(Charts and diagrams as code)
____________

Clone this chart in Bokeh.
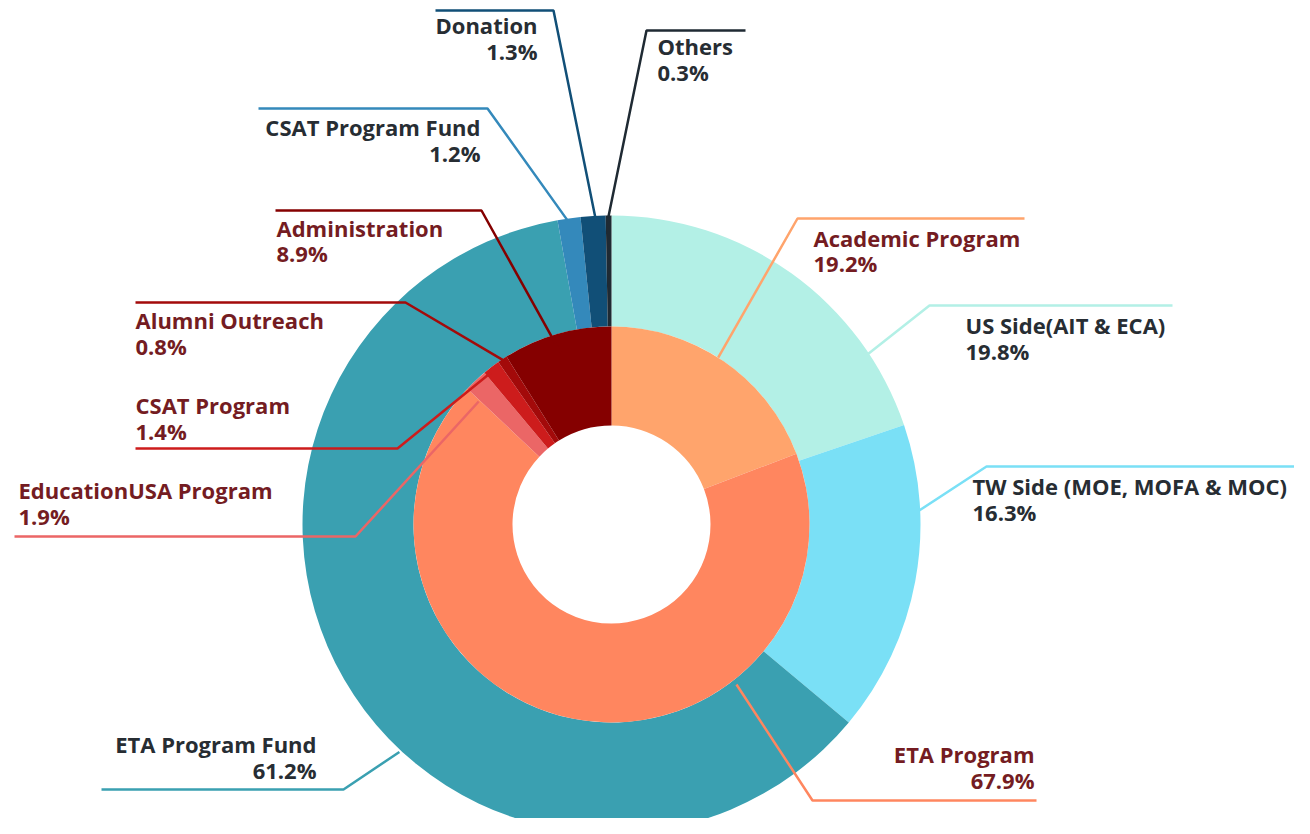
import math
from bokeh.plotting import figure
from bokeh.models import Range1d, ColumnDataSource
from bokeh.embed import file_html
from bokeh.resources import INLINE
from bokeh.core.properties import value

# ---------------- data ----------------
income_labels = ["US Side(AIT & ECA)", "TW Side (MOE, MOFA & MOC)", "ETA Program Fund",
                 "CSAT Program Fund", "Donation", "Others"]
income_values = [19.8, 16.3, 61.2, 1.2, 1.3, 0.3]
income_colors = ["#b3f0e6", "#7ae0f6", "#3aa0b1", "#3489bb", "#114f77", "#1f2a33"]

expense_labels = ["Academic Program", "ETA Program", "EducationUSA Program",
                  "CSAT Program", "Alumni Outreach", "Administration"]
expense_values = [19.2, 67.9, 1.9, 1.4, 0.8, 8.9]
expense_colors = ["#ffa46c", "#ff865f", "#eb6666", "#cd1c1c", "#a30a0a", "#850000"]

# ---------------- layout ----------------
CX, CY = 611, 524            # centre (px, from top-left of the picture)
R_HOLE, R_MID, R_OUT = 99, 198, 309
DARK_TEXT = "#272d33"
RED_TEXT = "#741c22"
FONT = "Open Sans"
FSIZE = "22px"
TEXT_SHIFT = 9               # renderer places alphabetic baseline a little low

# label layout: start (clockwise deg from top, radius), elbow (x, y), end x, text x, align, baselines
label_layout = {
    "Others":                    (-0.6, 307, 646, 30, 745, 657, "left", 54, 80),
    "Donation":                  (-3.0, 307, 553, 10, 435, 537, "right", 33, 59),
    "CSAT Program Fund":         (-8.2, 307, 487, 108, 258, 480, "right", 135, 161),
    "Administration":            (-16.5, 179, 481, 210, 275, 276, "left", 236, 261),
    "Alumni Outreach":           (-33.3, 196, 405, 302, 135, 135, "left", 328, 354),
    "CSAT Program":              (-38.5, 194, 397, 448, 135, 135, "left", 413, 439),
    "EducationUSA Program":      (-47.2, 181, 355, 536, 14, 18, "left", 498, 524),
    "ETA Program Fund":          (223.0, 311, 343, 789, 101, 316, "right", 752, 778),
    "ETA Program":               (142.0, 203, 812, 800, 1036, 1034, "right", 762, 788),
    "Academic Program":          (32.6, 198, 797, 218, 1024, 813, "left", 246, 271),
    "US Side(AIT & ECA)":        (56.4, 308, 929, 305, 1172, 965, "left", 333, 359),
    "TW Side (MOE, MOFA & MOC)": (87.4, 308, 986, 466, 1310, 972, "left", 494, 520),
}

W, H = 1294, 818
p = figure(width=W, height=H, x_range=Range1d(0, W), y_range=Range1d(-H, 0),
           output_backend="svg", toolbar_location=None, min_border=0,
           background_fill_color="white", border_fill_color="white")
p.axis.visible = False
p.grid.visible = False
p.outline_line_color = None


def ring(values, colors, r_in, r_out):
    total = sum(values)
    starts, ends = [], []
    cum = 0.0
    for v in values:
        phi0 = cum / total * 2 * math.pi
        cum += v
        phi1 = cum / total * 2 * math.pi
        starts.append(math.pi / 2 - phi1)
        ends.append(math.pi / 2 - phi0)
    src = ColumnDataSource(dict(x=[CX] * len(values), y=[-CY] * len(values),
                                s=starts, e=ends, c=colors))
    p.annular_wedge(x="x", y="y", inner_radius=r_in, outer_radius=r_out,
                    start_angle="s", end_angle="e", fill_color="c", line_color=None,
                    source=src)


ring(income_values, income_colors, R_MID, R_OUT)
ring(expense_values, expense_colors, R_HOLE, R_MID)


def labels(names, values, colors, text_color):
    for name, v, c in zip(names, values, colors):
        ang, r, ex, ey, endx, tx, align, b1, b2 = label_layout[name]
        a = math.radians(ang)
        sx = CX + r * math.sin(a)
        sy = CY - r * math.cos(a)
        p.line([sx, ex, endx], [-sy, -ey, -ey], line_color=c, line_width=2.5)
        p.text(x=[tx, tx], y=[-(b1 - TEXT_SHIFT), -(b2 - TEXT_SHIFT)], text=[name, f"{v}%"],
               text_align=align, text_baseline="alphabetic",
               text_font=value(FONT), text_font_style="bold",
               text_font_size=FSIZE, text_color=text_color)


labels(income_labels, income_values, income_colors, DARK_TEXT)
labels(expense_labels, expense_values, expense_colors, RED_TEXT)

open("out.html", "w").write(file_html(p, INLINE))
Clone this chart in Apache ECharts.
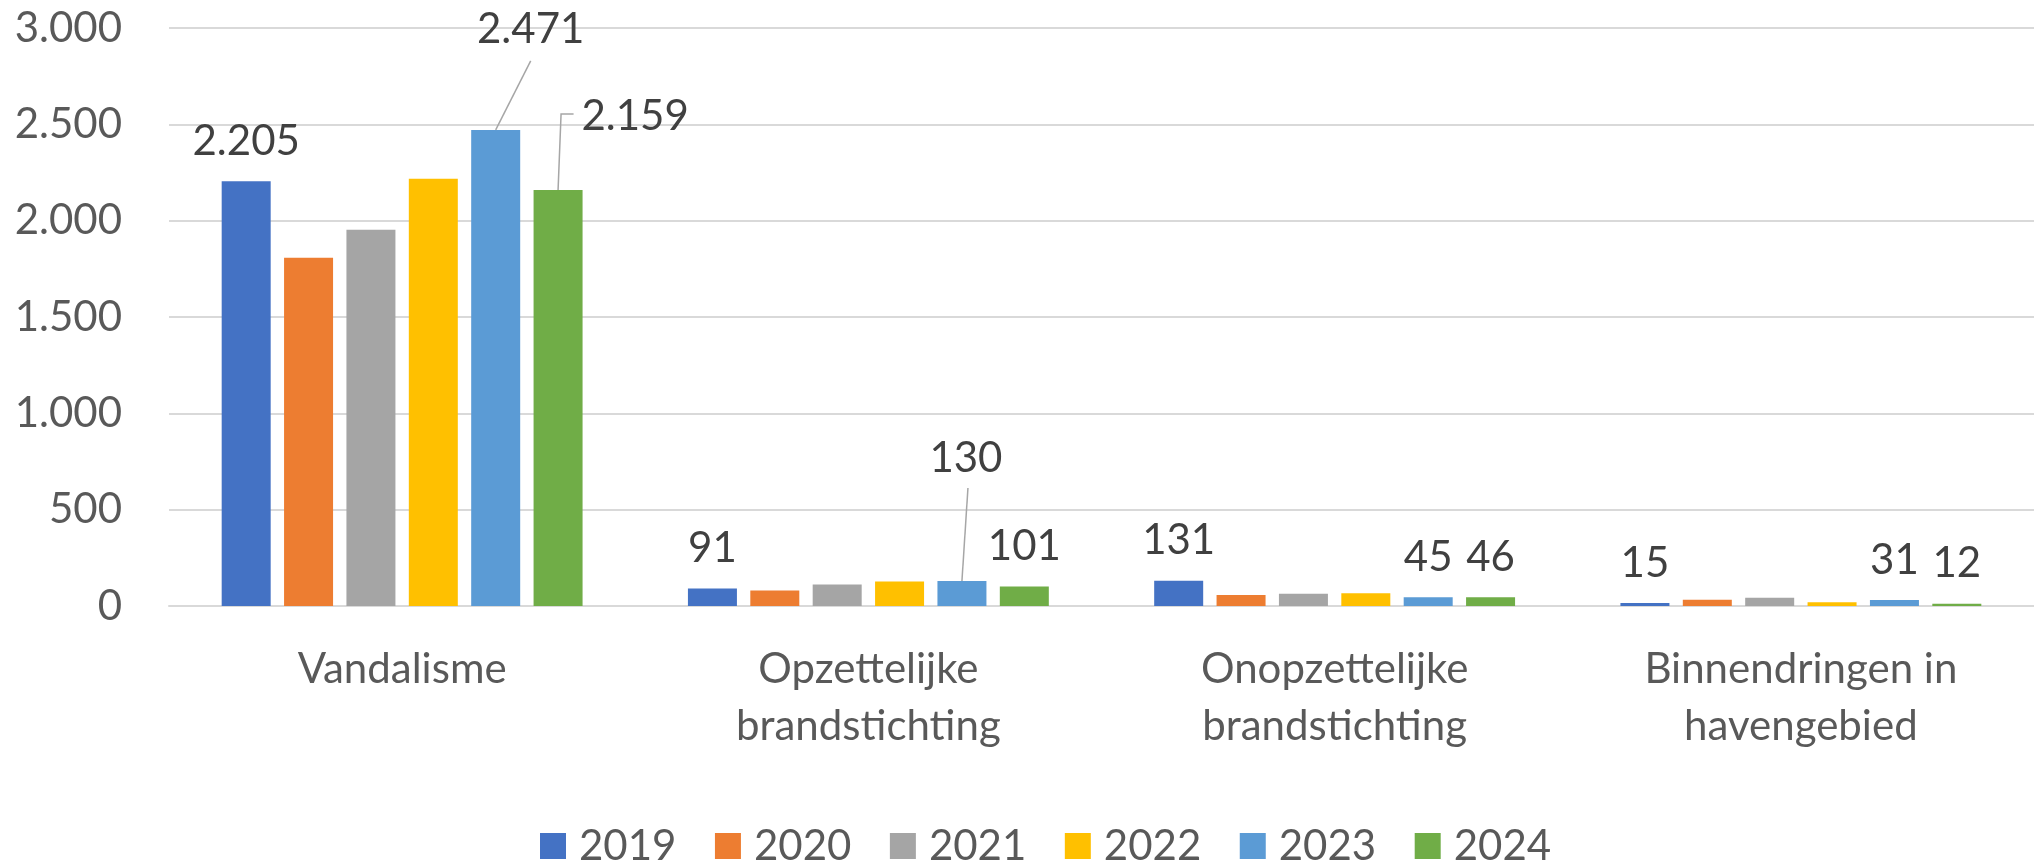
<!DOCTYPE html>
<html>
<head>
<meta charset="utf-8">
<script src="https://cdn.jsdelivr.net/npm/echarts@6/dist/echarts.min.js"></script>
<style>
html,body{margin:0;padding:0;background:#fff;}
#chart{width:2034px;height:864px;}
</style>
</head>
<body>
<div id="chart"></div>
<script>
// ---- data ----
const categories = ['Vandalisme', 'Opzettelijke\nbrandstichting', 'Onopzettelijke\nbrandstichting', 'Binnendringen in\nhavengebied'];
const years = ['2019', '2020', '2021', '2022', '2023', '2024'];
const v2019 = [2205, 91, 131, 15];
const v2020 = [1807, 80, 57, 33];
const v2021 = [1953, 111, 64, 43];
const v2022 = [2217, 127, 66, 19];
const v2023 = [2471, 130, 45, 31];
const v2024 = [2159, 101, 46, 12];
const yMin = 0, yMax = 3000, yStep = 500;
const labelledYears = ['2019', '2023', '2024'];

// ---- styles ----
const colors = ['#4472C4', '#ED7D31', '#A5A5A5', '#FFC000', '#5B9BD5', '#70AD47'];
const FONT = 'Lato, "Open Sans", sans-serif';
const FS = 42;
const fmt = v => String(v).replace(/\B(?=(\d{3})+(?!\d))/g, '.');

// moved labels: offsets relative to default label position (series -> dataIndex -> [dx, dy])
const moved = {
  '2023': {0: [35, -60], 1: [4, -83]},
  '2024': {0: [77, -34]}
};
// leader lines relative to bar top centre
const leaders = [
  {year: '2023', idx: 0, pts: [[0, 0], [35, -69]]},
  {year: '2023', idx: 1, pts: [[0, 0], [6, -93]]},
  {year: '2024', idx: 0, pts: [[0, 0], [3, -76], [15.5, -76]]}
];

const seriesValues = [v2019, v2020, v2021, v2022, v2023, v2024];

const chart = echarts.init(document.getElementById('chart'), null, {renderer: 'canvas'});

const series = years.map((y, i) => {
  const showLabel = labelledYears.indexOf(y) >= 0;
  const s = {
    name: y,
    type: 'bar',
    data: seriesValues[i],
    barWidth: 49,
    barGap: '27.3%',
    itemStyle: {color: colors[i]},
    emphasis: {disabled: true},
    label: {
      show: showLabel,
      position: 'top',
      distance: 19,
      formatter: p => fmt(p.value),
      fontFamily: FONT,
      fontSize: FS,
      lineHeight: FS,
      color: '#404040'
    }
  };
  if (moved[y]) {
    const m = moved[y];
    s.labelLayout = function (params) {
      const o = m[params.dataIndex];
      if (o) return {dx: o[0], dy: o[1]};
      return {};
    };
  }
  return s;
});

const option = {
  animation: false,
  color: colors,
  grid: {left: 169, top: 28, width: 1879, height: 578, containLabel: false},
  xAxis: {
    type: 'category',
    data: categories,
    axisLine: {show: true, lineStyle: {color: '#D9D9D9', width: 2}},
    axisTick: {show: false},
    axisLabel: {
      interval: 0,
      margin: 35,
      fontFamily: FONT,
      fontSize: FS,
      lineHeight: 57,
      color: '#595959',
      align: 'center'
    }
  },
  yAxis: {
    type: 'value',
    min: yMin,
    max: yMax,
    interval: yStep,
    axisLine: {show: false},
    axisTick: {show: false},
    splitLine: {lineStyle: {color: '#D9D9D9', width: 2}},
    axisLabel: {
      margin: 47,
      fontFamily: FONT,
      fontSize: FS,
      color: '#595959',
      formatter: v => fmt(v)
    }
  },
  legend: {
    data: years,
    left: 535,
    top: 820,
    itemWidth: 26,
    itemHeight: 26,
    itemGap: 38.5,
    icon: 'rect',
    textStyle: {
      fontFamily: FONT,
      fontSize: FS,
      lineHeight: 42,
      color: '#595959',
      padding: [0, 0, 0, 8]
    }
  },
  series: series
};

chart.setOption(option);

// leader lines from the library's own bar layout
const graphics = [];
leaders.forEach(L => {
  const si = years.indexOf(L.year);
  let bx, by;
  try {
    const data = chart.getModel().getSeriesByIndex(si).getData();
    const lay = data.getItemLayout(L.idx);
    bx = lay.x + lay.width / 2;
    by = Math.min(lay.y, lay.y + lay.height);
  } catch (e) {
    const p = chart.convertToPixel({seriesIndex: si}, [L.idx, seriesValues[si][L.idx]]);
    bx = p[0] + (si - 2.5) * (49 * 1.273);
    by = p[1];
  }
  graphics.push({
    type: 'polyline',
    silent: true,
    z: 10,
    shape: {points: L.pts.map(p => [bx + p[0], by + p[1]])},
    style: {stroke: '#A6A6A6', lineWidth: 1.5, fill: null}
  });
});
chart.setOption({graphic: graphics});
</script>
</body>
</html>
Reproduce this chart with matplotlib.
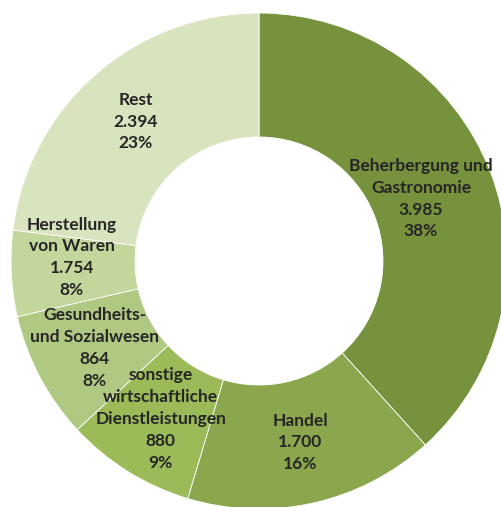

____________

# PROBLEM STATEMENT:
From the first line of the listing above, repeat every line through the one holding "from bokeh.core.properties import value". Both ends count, and pictures stay out.

# CORRECT OUTPUT:
Clone this chart in Bokeh.
import math
from bokeh.plotting import figure
from bokeh.models import Range1d, ColumnDataSource
from bokeh.embed import file_html
from bokeh.resources import INLINE
from bokeh.core.properties import value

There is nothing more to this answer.